Massachusetts governor Charlie Baker signed a state climate bill on Friday that creates benchmarks for the adoption of solar power technologies.
The bill, An Act Creating a Next Generation Roadmap for Massachusetts Climate Policy, outlines key policies that would require the state to run on 40% renewable energy. In order to achieve this, the bill would raise the standard requirement for state utilities’ renewable energy portfolios by 3% each year between 2025 and 2029, and also demand that utilities secure 2.4GW of wind power from 2025.
Baker signed the Act into law last Friday (26 March) after months of toing and froing between state authorities. It was first put forward in January as part of a wider aim to enable the state to reach a 50% reduction of carbon emissions by 2030, and net-zero carbon by 2050.

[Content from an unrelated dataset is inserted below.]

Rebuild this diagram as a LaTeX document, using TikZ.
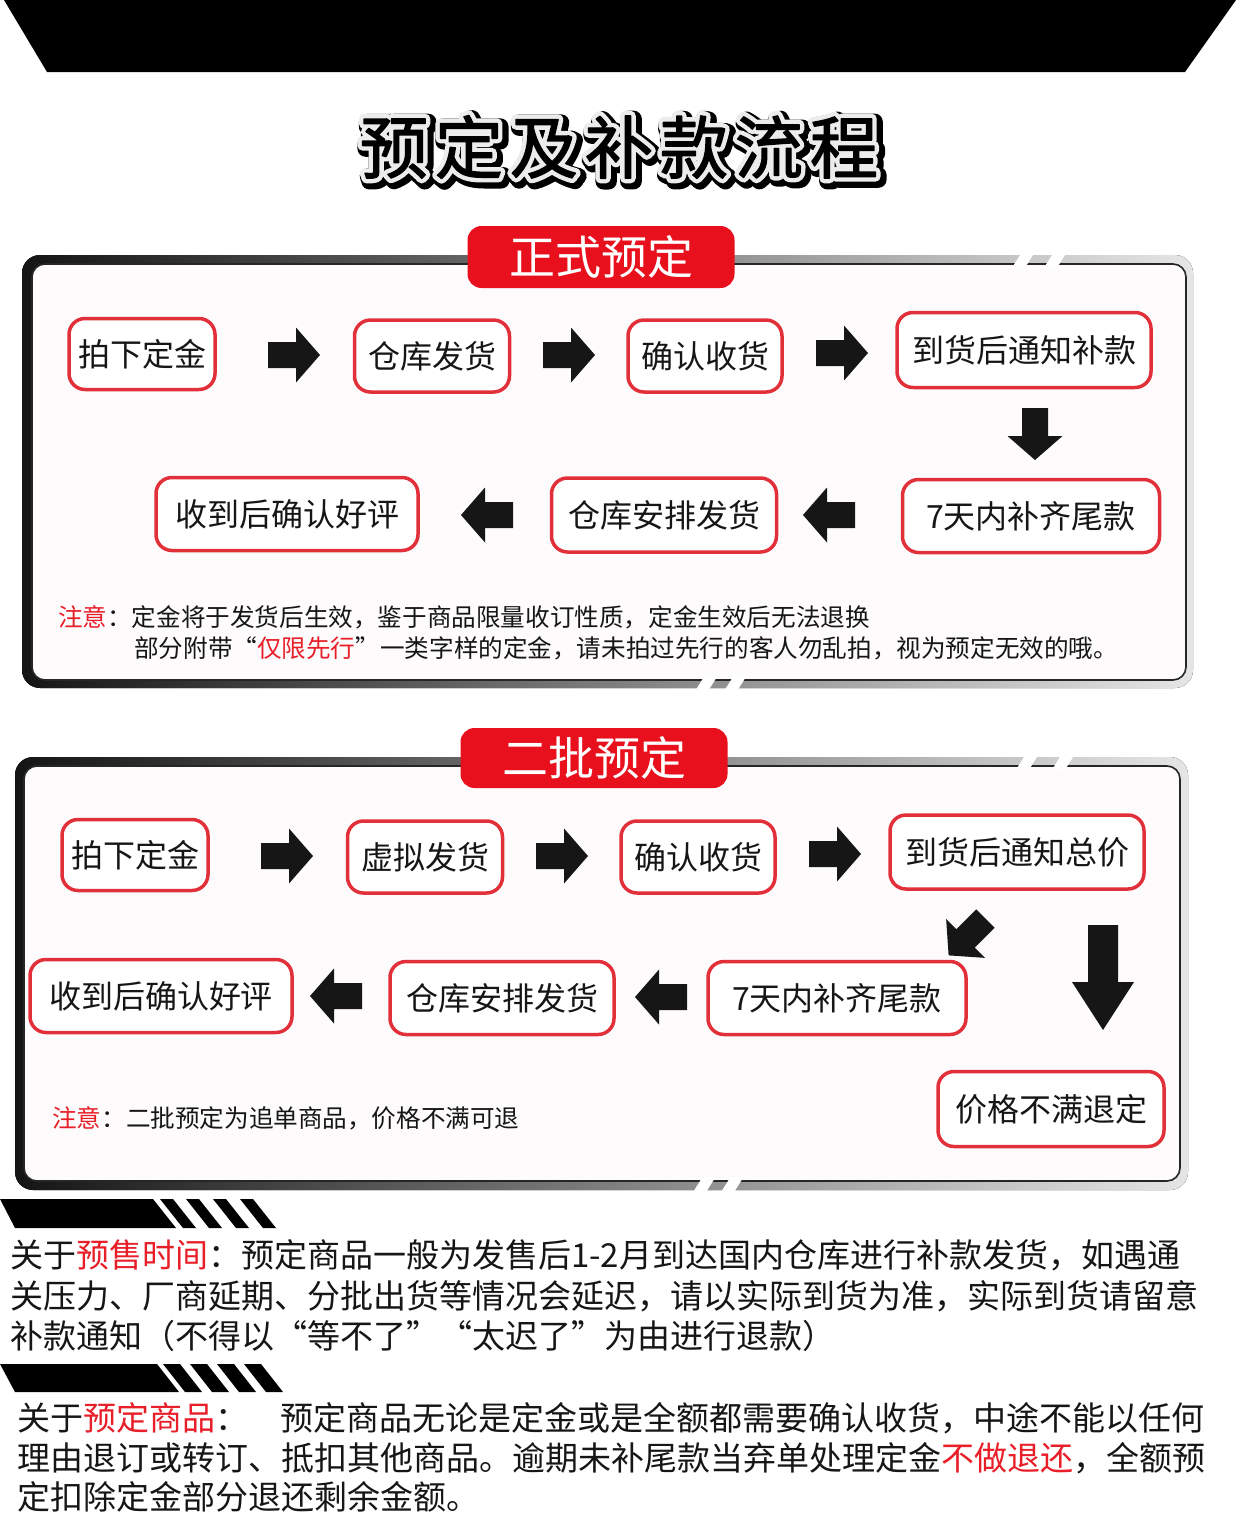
\documentclass[tikz,border=0pt]{standalone}
\usepackage{fontspec}
\setmainfont{Noto Sans CJK SC}
\newfontfamily\titleouter{Noto Sans CJK SC}[FakeBold=24]
\newfontfamily\titlemid{Noto Sans CJK SC}[FakeBold=15]
\newfontfamily\titleplain{Noto Sans CJK SC}[FakeBold=2]
\newcommand\mytitle{预\hspace{7pt}定\hspace{7pt}及\hspace{7pt}补\hspace{7pt}款\hspace{7pt}流\hspace{7pt}程}
\definecolor{boxred}{RGB}{226,48,58}
\definecolor{tabred}{RGB}{232,16,28}
\definecolor{tred}{RGB}{232,30,40}
\definecolor{panelbg}{RGB}{253,251,252}
\definecolor{ink}{RGB}{22,22,22}
\definecolor{outlinegray}{RGB}{236,236,236}
\begin{document}
\begin{tikzpicture}[x=1pt,y=-1pt,
  stepbox/.style={draw=boxred, line width=3.5pt, fill=white, rounded corners=16pt, inner sep=0pt, text=ink, font=\fontsize{32}{36}\selectfont},
  tabbox/.style={fill=tabred, rounded corners=14pt, text=white, inner sep=0pt, font=\fontsize{46}{50}\selectfont},
  frameouter/.style={rounded corners=18pt, left color=black!92, right color=black!10},
  frameinner/.style={rounded corners=13pt, fill=panelbg, draw=black!85, line width=1.6pt},
  notetext/.style={font=\fontsize{24.6}{28}\selectfont, anchor=west, inner sep=0pt, text=ink},
  bodytext/.style={font=\fontsize{33}{40}\selectfont, anchor=west, inner sep=0pt, text=ink},
  titlesize/.style={inner sep=0pt, line join=round, line cap=round},
  blockarrow/.pic={\fill[ink] (-26,-13) -- (2,-13) -- (2,-27.5) -- (26,0) -- (2,27.5) -- (2,13) -- (-26,13) -- cycle;},
  cut/.pic={\fill[white] (-1.5,-8) -- (11.5,-8) -- (1.5,8) -- (-11.5,8) -- cycle;}
]
\useasboundingbox (0,0) rectangle (1240,1519);
\fill[white] (0,0) rectangle (1240,1519);

% top banner
\fill[black] (4,0) -- (1236,0) -- (1185,72) -- (47,72) -- cycle;

% title (sticker style outline)
\begin{scope}[line join=round]
\node[titlesize, text=black, font=\titleouter\fontsize{68}{72}\selectfont] (tb) at (622,150) {\mytitle};
\node[titlesize, text=outlinegray, font=\titlemid\fontsize{68}{72}\selectfont] (tg) at (619,147) {\mytitle};
\node[titlesize, text=black, font=\titleplain\fontsize{68}{72}\selectfont] (title) at (619,147) {\mytitle};
\end{scope}

% ---------- panel 1 ----------
\fill[frameouter] (22,255) rectangle (1193,688);
\filldraw[frameinner] (32,264) rectangle (1186,680);
\pic (c1) at (1024,259) {cut};
\pic (c2) at (1056,259) {cut};
\pic (c3) at (706,684) {cut};
\pic (c4) at (735,684) {cut};
\node[tabbox, minimum width=267pt, minimum height=62pt] (tab1) at (601,257) {正式预定};

\node[stepbox, minimum width=146pt, minimum height=71pt] (a1) at (142,354) {拍下定金};
\node[stepbox, minimum width=155pt, minimum height=72pt] (a2) at (432,356) {仓库发货};
\node[stepbox, minimum width=154pt, minimum height=72pt] (a3) at (705,356) {确认收货};
\node[stepbox, minimum width=254pt, minimum height=75pt] (a4) at (1024,350) {到货后通知补款};
\node[stepbox, minimum width=257pt, minimum height=73pt] (a5) at (1031,516) {7天内补齐尾款};
\node[stepbox, minimum width=225pt, minimum height=74pt] (a6) at (664,515) {仓库安排发货};
\node[stepbox, minimum width=262pt, minimum height=73pt] (a7) at (287,514) {收到后确认好评};

\pic (r1) at (294,355) {blockarrow};
\pic (r2) at (569,355) {blockarrow};
\pic (r3) at (842,353) {blockarrow};
\pic[rotate=-90] (d1) at (1035,434) {blockarrow};
\pic[rotate=180] (l1) at (829,515) {blockarrow};
\pic[rotate=180] (l2) at (487,515) {blockarrow};

\node[notetext] (n1) at (58,617) {\textcolor{tred}{注意}：定金将于发货后生效，鉴于商品限量收订性质，定金生效后无法退换};
\node[notetext] (n2) at (134,648) {部分附带“\textcolor{tred}{仅限先行}”一类字样的定金，请未拍过先行的客人勿乱拍，视为预定无效的哦。};

% ---------- panel 2 ----------
\fill[frameouter] (15,757) rectangle (1188,1190);
\filldraw[frameinner] (24,766) rectangle (1180,1181);
\pic (c5) at (1028,761) {cut};
\pic (c6) at (1064,761) {cut};
\pic (c7) at (704,1185) {cut};
\pic (c8) at (732,1185) {cut};
\node[tabbox, minimum width=267pt, minimum height=60pt] (tab2) at (594,758) {二批预定};

\node[stepbox, minimum width=146pt, minimum height=71pt] (b1) at (135,855) {拍下定金};
\node[stepbox, minimum width=155pt, minimum height=72pt] (b2) at (425,857) {虚拟发货};
\node[stepbox, minimum width=154pt, minimum height=72pt] (b3) at (698,857) {确认收货};
\node[stepbox, minimum width=254pt, minimum height=74pt] (b4) at (1017,852) {到货后通知总价};
\node[stepbox, minimum width=258pt, minimum height=73pt] (b5) at (837,998) {7天内补齐尾款};
\node[stepbox, minimum width=224pt, minimum height=73pt] (b6) at (502,998) {仓库安排发货};
\node[stepbox, minimum width=262pt, minimum height=73pt] (b7) at (161,996) {收到后确认好评};
\node[stepbox, minimum width=226pt, minimum height=75pt] (b8) at (1051,1109) {价格不满退定};

\pic (s1) at (287,856) {blockarrow};
\pic (s2) at (562,856) {blockarrow};
\pic (s3) at (835,854) {blockarrow};
\pic[rotate=225] (g1) at (967,937) {blockarrow};
\pic[rotate=180] (t1) at (661,997) {blockarrow};
\pic[rotate=180] (t2) at (336,996) {blockarrow};
\fill[ink] (1088,925) -- (1118,925) -- (1118,982) -- (1134,982) -- (1103,1030) -- (1072,982) -- (1088,982) -- cycle;

\node[notetext] (n3) at (52,1118) {\textcolor{tred}{注意}：二批预定为追单商品，价格不满可退};

% ---------- bottom sections ----------
\fill[black] (0,1199) -- (153,1199) -- (176,1228) -- (15,1228) -- cycle;
\foreach \x in {160,186,213,240} {\fill[black] (\x,1199) -- (\x+13,1199) -- (\x+36,1228) -- (\x+23,1228) -- cycle;}

\node[bodytext] (p1) at (10,1255) {关于\textcolor{tred}{预售时间}：预定商品一般为发售后1-2月到达国内仓库进行补款发货，如遇通};
\node[bodytext] (p2) at (10,1296) {关压力、厂商延期、分批出货等情况会延迟，请以实际到货为准，实际到货请留意};
\node[bodytext] (p3) at (10,1336) {补款通知（不得以“等不了”“太迟了”为由进行退款）};

\fill[black] (0,1364) -- (157,1364) -- (179,1392) -- (15,1392) -- cycle;
\foreach \x in {163,190,217,244} {\fill[black] (\x,1364) -- (\x+17,1364) -- (\x+39,1392) -- (\x+22,1392) -- cycle;}

\node[bodytext] (q1) at (17,1418) {关于\textcolor{tred}{预定商品}：\hspace*{32pt}预定商品无论是定金或是全额都需要确认收货，中途不能以任何};
\node[bodytext] (q2) at (17,1458) {理由退订或转订、抵扣其他商品。逾期未补尾款当弃单处理定金\textcolor{tred}{不做退还}，全额预};
\node[bodytext] (q3) at (17,1497) {定扣除定金部分退还剩余金额。};
\end{tikzpicture}
\end{document}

Senators advanced the bill in a 39-1 vote 15 March, before House members did the same in a 146-13 vote.
As well as mandating more renewable resources for utilities, the bill relaxes the state’s net metering thresholds for solar PV, enabling businesses to sell wholesale solar power at retail rates, and requires the Department of Energy Resources to ensure “equitable access and energy affordability” in new solar incentive initiatives.

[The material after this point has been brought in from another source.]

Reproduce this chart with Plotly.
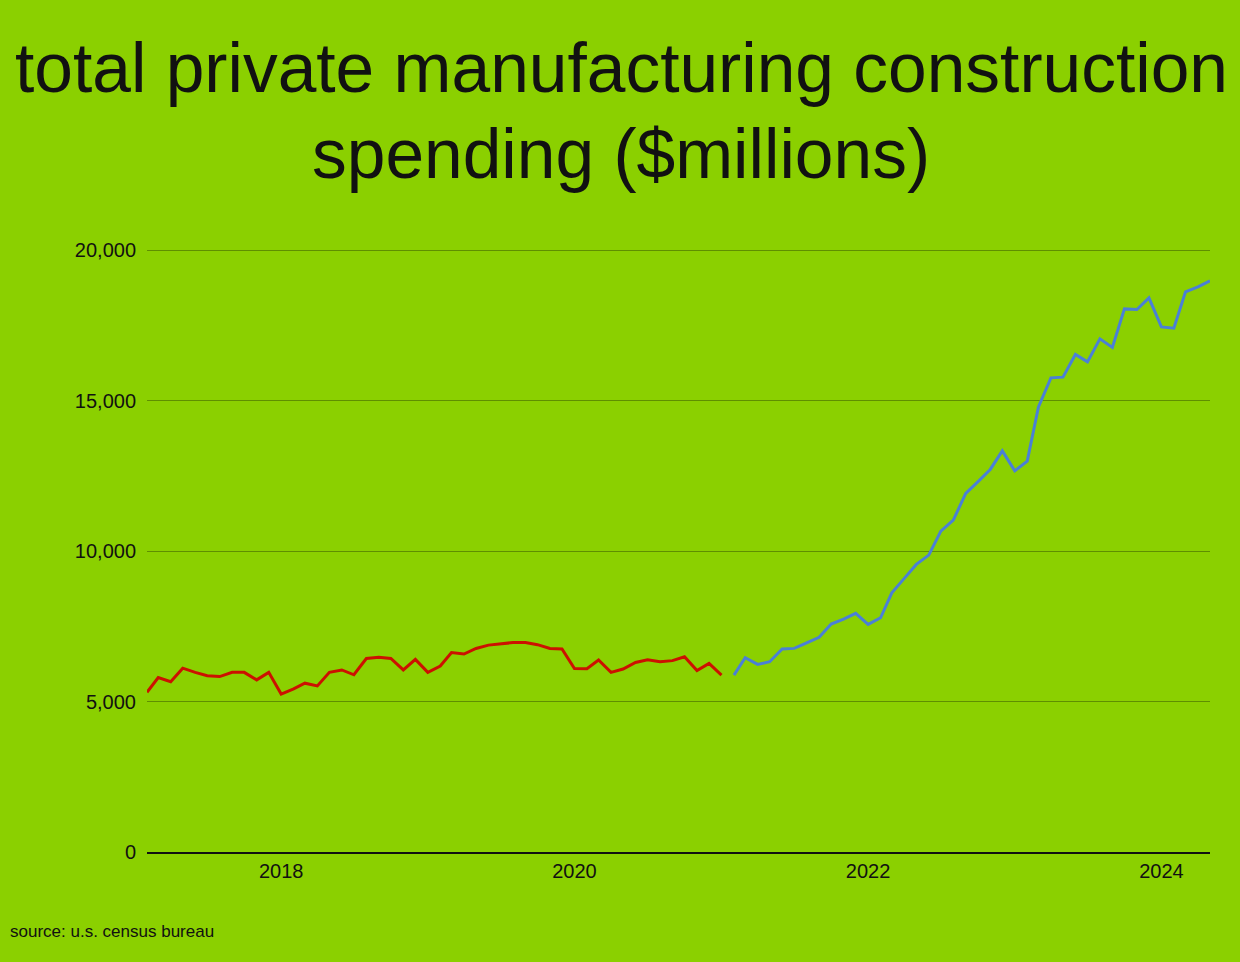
import pandas as pd
import plotly.graph_objects as go

# monthly totals, $ millions
red_start = "2017-02-01"
red_vals = [5310, 5800, 5660, 6110, 5970, 5860, 5830, 5970, 5970, 5720, 5970,
            5250, 5420, 5610, 5520, 5970, 6050, 5890, 6430, 6470, 6430, 6050, 6400,
            5970, 6180, 6630, 6580, 6765, 6875, 6910, 6960, 6960, 6890, 6765, 6745,
            6100, 6090, 6380, 5970, 6080, 6300, 6390, 6325, 6360, 6490, 6030, 6270,
            5880]

blue_start = "2021-02-01"
blue_vals = [5880, 6455, 6236, 6323, 6744, 6767, 6953, 7133, 7575, 7741, 7930,
             7565, 7784, 8615, 9093, 9558, 9867, 10664, 11030, 11917, 12303, 12714, 13330,
             12668, 12990, 14794, 15758, 15781, 16535, 16289, 17053, 16767, 18050, 18030, 18415,
             17452, 17409, 18615, 18781, 18980]

title_lines = ["total private manufacturing construction", "spending ($millions)"]

red_dates = pd.date_range(red_start, periods=len(red_vals), freq="MS")
blue_dates = pd.date_range(blue_start, periods=len(blue_vals), freq="MS")

FONT = "Liberation Sans, Arial, sans-serif"
BG = "#8bd000"
INK = "#111111"

fig = go.Figure()
fig.add_trace(go.Scatter(x=red_dates, y=red_vals, mode="lines",
                         line=dict(color="#cc1100", width=3), showlegend=False))
fig.add_trace(go.Scatter(x=blue_dates, y=blue_vals, mode="lines",
                         line=dict(color="#4a80d6", width=3), showlegend=False))

fig.update_layout(
    width=1240, height=962,
    paper_bgcolor=BG, plot_bgcolor=BG,
    margin=dict(l=147, r=30, t=249, b=110),
    font=dict(family=FONT, color=INK, size=20),
)
fig.update_xaxes(range=["2017-02-01", "2024-05-01"], tick0="2018-01-01", dtick="M24",
                 tickformat="%Y", showgrid=False, showline=True, linecolor=INK,
                 linewidth=2, ticks="", tickfont=dict(size=20))
fig.update_yaxes(range=[0, 20040], tickvals=[0, 5000, 10000, 15000, 20000],
                 tickformat=",", showgrid=True,
                 gridcolor="#5f8f00", gridwidth=1, zeroline=False, showline=False,
                 ticks="", ticklabelstandoff=10, tickfont=dict(size=20))

# title as two centred lines, placed in paper pixels
for line, y_px in zip(title_lines, [68, 154]):
    fig.add_annotation(text=line, xref="paper", yref="paper",
                       x=(621 - 147) / 1063, y=(852 - y_px) / 603,
                       xanchor="center", yanchor="middle", showarrow=False,
                       font=dict(family=FONT, size=69.5, color=INK))

fig.add_annotation(text="source: u.s. census bureau", xref="paper", yref="paper",
                   x=-139 / 1063, y=-79 / 603, xanchor="left", yanchor="middle",
                   showarrow=False, font=dict(family=FONT, size=17, color=INK))

fig.write_html("out.html", config={"displayModeBar": False},
               post_script="document.body.style.margin='0';")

It also clarifies how taxes are assessed on wind, solar and energy storage systems, provides tax breaks for households and small businesses with behind-the-meter systems, and incentivises entities within the Solar Massachusetts Renewable Target (SMART) programme to serve lower income areas.
Baker said the bill “puts us on an ambitious path to achieving a cleaner and more liveable commonwealth, while also creating economic development opportunities”.